### [EXERCISE DIRECTIONS]
Reproduce exactly the lines from the one containing "Rebuild this chart" through the one containing "mtry = [6, 7, 8, 9]", both included, and nothing else.

[Collection entries]
- - -

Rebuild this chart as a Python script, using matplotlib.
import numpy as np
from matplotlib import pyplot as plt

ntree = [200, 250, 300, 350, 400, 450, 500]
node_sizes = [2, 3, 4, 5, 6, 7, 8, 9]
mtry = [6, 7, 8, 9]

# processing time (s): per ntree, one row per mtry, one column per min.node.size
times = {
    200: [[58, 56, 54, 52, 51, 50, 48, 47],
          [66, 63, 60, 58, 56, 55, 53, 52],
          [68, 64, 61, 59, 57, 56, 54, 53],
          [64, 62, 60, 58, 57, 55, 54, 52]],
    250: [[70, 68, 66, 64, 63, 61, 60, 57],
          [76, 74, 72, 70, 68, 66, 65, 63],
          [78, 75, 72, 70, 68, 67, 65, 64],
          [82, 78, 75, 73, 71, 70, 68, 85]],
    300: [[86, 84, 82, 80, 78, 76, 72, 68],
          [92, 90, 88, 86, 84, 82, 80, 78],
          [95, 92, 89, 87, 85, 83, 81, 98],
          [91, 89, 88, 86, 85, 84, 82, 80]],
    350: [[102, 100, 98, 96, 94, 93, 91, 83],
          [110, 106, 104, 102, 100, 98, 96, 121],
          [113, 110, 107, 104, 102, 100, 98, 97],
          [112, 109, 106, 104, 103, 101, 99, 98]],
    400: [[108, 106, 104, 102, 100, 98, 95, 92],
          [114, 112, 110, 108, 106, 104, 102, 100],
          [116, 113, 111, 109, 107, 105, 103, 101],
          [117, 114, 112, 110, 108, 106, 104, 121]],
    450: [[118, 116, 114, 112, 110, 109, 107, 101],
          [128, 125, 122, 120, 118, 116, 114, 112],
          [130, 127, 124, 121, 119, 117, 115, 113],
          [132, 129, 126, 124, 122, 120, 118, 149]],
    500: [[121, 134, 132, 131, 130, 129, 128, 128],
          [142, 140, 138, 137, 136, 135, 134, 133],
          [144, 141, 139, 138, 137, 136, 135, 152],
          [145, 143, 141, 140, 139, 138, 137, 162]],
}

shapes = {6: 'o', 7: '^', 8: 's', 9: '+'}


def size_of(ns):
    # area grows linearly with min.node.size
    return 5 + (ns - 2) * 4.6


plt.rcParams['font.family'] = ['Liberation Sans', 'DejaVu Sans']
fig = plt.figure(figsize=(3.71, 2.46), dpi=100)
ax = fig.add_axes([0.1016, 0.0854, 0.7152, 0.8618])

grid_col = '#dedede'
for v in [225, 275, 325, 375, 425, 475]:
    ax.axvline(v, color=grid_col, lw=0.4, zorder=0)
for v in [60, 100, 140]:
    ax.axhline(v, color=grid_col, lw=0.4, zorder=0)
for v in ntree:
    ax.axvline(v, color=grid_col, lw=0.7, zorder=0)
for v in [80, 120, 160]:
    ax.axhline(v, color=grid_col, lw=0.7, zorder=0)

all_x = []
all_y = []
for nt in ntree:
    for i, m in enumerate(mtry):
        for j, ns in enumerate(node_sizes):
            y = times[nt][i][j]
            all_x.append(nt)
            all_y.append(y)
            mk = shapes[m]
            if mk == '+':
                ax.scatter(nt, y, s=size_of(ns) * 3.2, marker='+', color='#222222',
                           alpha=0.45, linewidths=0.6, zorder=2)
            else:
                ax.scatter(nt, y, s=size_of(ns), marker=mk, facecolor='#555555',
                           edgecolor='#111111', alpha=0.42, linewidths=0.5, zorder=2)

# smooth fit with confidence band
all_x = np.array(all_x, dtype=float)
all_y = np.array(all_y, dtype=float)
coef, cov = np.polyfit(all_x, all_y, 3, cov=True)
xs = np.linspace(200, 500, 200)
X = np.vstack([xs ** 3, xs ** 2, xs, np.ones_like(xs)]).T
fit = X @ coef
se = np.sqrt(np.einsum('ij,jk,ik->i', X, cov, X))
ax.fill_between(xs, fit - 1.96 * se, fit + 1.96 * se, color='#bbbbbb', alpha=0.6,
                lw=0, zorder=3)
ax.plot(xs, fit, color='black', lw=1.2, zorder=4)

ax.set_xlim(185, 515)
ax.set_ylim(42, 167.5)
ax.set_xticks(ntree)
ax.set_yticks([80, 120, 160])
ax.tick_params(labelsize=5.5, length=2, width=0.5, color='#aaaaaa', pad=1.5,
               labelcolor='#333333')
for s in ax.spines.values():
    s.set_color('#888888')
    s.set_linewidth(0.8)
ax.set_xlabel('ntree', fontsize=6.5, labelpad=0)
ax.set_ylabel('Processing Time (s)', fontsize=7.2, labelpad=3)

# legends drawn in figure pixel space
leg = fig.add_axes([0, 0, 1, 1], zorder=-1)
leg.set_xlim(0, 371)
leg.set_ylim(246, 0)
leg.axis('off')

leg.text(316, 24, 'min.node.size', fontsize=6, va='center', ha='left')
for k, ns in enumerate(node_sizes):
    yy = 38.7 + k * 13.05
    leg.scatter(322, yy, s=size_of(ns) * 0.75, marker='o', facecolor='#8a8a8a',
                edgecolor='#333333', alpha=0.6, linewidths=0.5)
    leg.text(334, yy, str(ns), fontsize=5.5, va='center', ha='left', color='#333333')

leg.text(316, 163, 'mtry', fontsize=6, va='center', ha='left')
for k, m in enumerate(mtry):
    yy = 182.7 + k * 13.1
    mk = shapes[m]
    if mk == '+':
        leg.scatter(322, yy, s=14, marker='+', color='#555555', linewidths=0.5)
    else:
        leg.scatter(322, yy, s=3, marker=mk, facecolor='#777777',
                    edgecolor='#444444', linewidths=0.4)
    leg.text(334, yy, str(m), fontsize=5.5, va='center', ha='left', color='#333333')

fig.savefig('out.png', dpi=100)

- - -

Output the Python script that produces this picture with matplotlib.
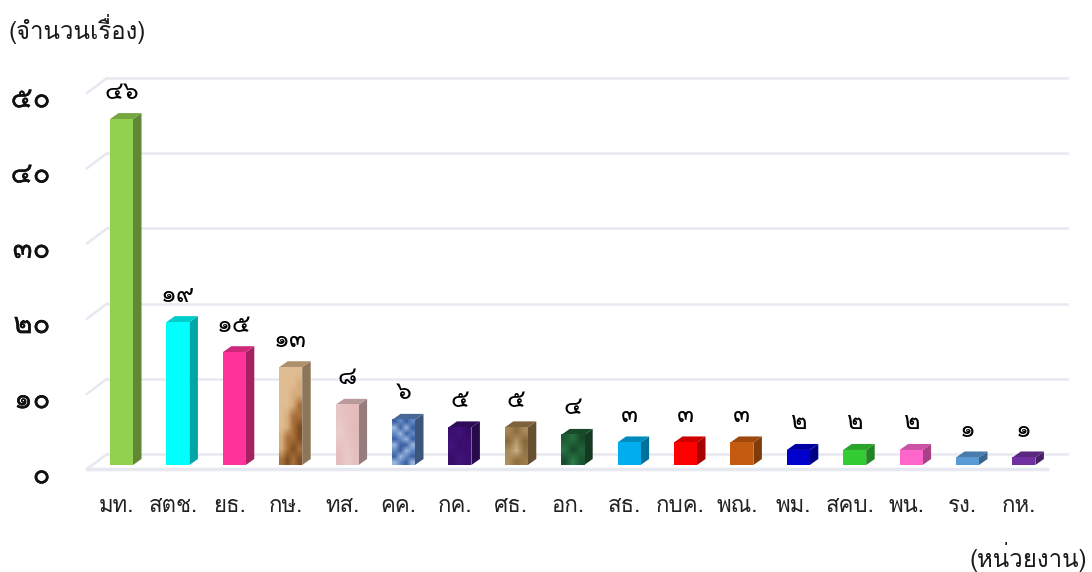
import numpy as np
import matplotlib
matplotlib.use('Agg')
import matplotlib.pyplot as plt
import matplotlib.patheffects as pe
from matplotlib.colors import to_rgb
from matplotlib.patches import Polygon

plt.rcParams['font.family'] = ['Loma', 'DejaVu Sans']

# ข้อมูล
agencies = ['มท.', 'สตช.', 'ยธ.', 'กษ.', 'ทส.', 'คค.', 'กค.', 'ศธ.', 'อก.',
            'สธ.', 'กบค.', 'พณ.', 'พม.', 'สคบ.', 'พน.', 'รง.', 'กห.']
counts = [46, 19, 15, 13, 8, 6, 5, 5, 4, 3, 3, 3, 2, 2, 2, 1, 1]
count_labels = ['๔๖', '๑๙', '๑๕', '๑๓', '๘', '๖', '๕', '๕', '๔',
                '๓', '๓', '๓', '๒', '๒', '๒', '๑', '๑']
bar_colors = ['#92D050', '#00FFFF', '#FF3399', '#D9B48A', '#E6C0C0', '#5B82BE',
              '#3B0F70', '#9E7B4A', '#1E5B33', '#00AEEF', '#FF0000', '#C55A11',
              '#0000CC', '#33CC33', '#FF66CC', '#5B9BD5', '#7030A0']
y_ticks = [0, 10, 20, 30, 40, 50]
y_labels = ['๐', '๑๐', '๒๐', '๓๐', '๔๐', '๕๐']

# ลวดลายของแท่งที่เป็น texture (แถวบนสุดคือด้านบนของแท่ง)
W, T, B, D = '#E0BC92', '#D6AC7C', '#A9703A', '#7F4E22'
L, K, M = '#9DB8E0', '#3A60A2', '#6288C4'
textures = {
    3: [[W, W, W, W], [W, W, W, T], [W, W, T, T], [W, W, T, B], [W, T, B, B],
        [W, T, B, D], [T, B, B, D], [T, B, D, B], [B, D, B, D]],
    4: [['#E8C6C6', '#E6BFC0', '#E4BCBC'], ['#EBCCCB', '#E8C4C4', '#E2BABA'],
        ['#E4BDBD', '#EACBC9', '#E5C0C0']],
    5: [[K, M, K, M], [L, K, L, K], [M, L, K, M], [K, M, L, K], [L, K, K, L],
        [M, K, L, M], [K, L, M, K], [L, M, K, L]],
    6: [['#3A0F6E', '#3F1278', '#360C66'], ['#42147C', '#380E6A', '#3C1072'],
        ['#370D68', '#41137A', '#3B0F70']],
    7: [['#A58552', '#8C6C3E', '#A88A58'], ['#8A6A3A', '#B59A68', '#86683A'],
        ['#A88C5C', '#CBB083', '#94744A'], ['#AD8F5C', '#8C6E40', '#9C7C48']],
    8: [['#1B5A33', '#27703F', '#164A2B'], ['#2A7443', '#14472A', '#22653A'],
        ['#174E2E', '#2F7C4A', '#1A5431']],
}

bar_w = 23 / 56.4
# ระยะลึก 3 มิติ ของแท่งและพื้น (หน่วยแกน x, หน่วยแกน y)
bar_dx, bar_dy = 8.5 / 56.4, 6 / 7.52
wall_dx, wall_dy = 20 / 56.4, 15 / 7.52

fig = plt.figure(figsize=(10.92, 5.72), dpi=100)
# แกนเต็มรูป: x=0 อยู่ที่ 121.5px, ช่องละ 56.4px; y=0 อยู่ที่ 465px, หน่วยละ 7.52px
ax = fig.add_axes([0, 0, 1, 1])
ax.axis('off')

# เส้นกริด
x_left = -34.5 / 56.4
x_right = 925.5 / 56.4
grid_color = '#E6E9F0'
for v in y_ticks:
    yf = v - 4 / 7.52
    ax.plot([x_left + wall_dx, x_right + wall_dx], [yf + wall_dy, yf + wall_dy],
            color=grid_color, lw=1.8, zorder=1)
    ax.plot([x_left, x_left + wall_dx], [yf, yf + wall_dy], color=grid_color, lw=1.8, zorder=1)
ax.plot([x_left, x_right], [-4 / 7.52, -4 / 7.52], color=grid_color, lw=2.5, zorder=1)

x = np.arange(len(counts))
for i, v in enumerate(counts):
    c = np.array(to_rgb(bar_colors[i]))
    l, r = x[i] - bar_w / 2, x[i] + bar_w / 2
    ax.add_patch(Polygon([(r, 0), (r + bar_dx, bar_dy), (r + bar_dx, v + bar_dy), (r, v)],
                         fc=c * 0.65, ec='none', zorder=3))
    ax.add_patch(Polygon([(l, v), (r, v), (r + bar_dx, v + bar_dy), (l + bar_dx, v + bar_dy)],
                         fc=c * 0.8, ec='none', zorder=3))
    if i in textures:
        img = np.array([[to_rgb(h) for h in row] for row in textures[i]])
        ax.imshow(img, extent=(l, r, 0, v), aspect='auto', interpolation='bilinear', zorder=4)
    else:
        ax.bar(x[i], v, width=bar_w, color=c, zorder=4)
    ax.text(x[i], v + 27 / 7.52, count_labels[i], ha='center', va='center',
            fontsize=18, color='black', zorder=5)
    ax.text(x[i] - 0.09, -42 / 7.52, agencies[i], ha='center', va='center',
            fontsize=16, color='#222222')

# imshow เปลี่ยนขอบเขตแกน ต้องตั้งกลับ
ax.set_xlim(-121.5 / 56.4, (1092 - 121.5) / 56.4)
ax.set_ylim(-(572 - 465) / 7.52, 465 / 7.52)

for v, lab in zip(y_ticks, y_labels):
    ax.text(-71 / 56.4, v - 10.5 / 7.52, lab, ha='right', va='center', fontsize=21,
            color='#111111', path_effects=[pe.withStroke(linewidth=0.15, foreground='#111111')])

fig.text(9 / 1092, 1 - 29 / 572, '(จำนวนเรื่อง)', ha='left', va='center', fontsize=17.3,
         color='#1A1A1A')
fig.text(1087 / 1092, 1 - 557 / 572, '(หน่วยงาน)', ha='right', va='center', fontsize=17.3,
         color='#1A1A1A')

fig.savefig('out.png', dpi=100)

- - -

### [EXERCISE ANSWER]
Rebuild this chart as a Python script, using matplotlib.
import numpy as np
from matplotlib import pyplot as plt

ntree = [200, 250, 300, 350, 400, 450, 500]
node_sizes = [2, 3, 4, 5, 6, 7, 8, 9]
mtry = [6, 7, 8, 9]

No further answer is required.